Problem statement:
Locate each line containing the string "matplotlib" and copy it out.

Recorded data:
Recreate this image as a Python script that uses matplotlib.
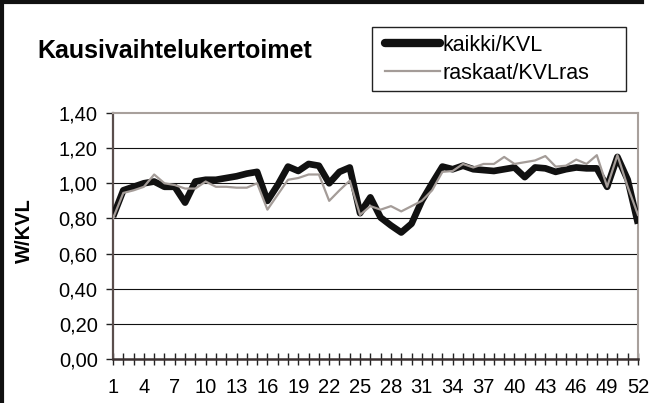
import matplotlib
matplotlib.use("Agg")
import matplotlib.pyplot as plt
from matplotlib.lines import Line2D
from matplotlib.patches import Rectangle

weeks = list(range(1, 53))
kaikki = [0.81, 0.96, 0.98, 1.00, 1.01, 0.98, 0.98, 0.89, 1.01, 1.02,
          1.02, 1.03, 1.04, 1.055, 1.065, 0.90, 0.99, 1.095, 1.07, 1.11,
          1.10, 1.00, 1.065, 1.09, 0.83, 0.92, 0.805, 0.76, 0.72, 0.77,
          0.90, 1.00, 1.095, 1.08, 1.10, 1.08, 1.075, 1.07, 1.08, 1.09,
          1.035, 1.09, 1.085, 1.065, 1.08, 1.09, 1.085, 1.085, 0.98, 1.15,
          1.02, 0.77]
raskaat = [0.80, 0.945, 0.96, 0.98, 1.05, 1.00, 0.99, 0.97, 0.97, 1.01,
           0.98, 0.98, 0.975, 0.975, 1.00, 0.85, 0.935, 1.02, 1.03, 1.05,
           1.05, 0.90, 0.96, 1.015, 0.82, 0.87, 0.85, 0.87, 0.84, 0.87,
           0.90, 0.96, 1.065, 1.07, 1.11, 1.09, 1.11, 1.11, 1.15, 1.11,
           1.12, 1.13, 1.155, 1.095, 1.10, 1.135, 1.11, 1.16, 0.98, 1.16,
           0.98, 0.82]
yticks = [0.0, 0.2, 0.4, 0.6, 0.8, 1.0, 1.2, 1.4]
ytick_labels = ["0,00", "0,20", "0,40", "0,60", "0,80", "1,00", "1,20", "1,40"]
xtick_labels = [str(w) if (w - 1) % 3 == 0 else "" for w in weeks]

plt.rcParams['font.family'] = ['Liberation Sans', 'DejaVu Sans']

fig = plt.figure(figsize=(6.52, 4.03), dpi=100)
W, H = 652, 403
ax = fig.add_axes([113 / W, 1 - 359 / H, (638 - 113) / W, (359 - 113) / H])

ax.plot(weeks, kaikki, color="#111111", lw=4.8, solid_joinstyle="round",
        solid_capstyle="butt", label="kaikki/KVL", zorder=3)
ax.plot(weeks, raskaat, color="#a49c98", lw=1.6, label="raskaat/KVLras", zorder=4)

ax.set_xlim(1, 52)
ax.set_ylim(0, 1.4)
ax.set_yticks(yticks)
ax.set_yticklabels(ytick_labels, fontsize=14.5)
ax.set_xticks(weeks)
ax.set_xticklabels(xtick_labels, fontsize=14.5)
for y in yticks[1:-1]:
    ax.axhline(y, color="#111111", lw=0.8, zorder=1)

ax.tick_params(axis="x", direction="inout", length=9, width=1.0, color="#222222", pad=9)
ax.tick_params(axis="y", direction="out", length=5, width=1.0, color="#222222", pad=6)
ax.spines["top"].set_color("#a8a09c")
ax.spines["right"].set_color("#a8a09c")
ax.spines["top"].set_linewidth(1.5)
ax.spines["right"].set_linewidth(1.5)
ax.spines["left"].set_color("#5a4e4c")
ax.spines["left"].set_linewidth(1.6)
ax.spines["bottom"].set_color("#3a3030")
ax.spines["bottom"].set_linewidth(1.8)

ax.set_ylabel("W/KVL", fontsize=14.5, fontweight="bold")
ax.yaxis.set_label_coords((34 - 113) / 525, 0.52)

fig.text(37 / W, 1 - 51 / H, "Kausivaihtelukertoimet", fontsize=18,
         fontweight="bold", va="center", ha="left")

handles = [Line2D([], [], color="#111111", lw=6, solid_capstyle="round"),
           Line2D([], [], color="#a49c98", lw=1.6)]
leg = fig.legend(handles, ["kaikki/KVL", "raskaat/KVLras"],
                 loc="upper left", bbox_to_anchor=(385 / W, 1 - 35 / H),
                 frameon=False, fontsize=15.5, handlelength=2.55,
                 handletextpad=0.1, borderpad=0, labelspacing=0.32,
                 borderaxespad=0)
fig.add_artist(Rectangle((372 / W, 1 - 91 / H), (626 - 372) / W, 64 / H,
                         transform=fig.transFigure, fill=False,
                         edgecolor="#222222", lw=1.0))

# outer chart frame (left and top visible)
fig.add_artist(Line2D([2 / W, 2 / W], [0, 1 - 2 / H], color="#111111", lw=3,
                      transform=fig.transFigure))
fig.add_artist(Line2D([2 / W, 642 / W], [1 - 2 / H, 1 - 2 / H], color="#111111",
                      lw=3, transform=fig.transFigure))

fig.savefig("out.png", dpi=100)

Answer:
Recreate this image as a Python script that uses matplotlib.
import matplotlib
matplotlib.use("Agg")
import matplotlib.pyplot as plt
from matplotlib.lines import Line2D
from matplotlib.patches import Rectangle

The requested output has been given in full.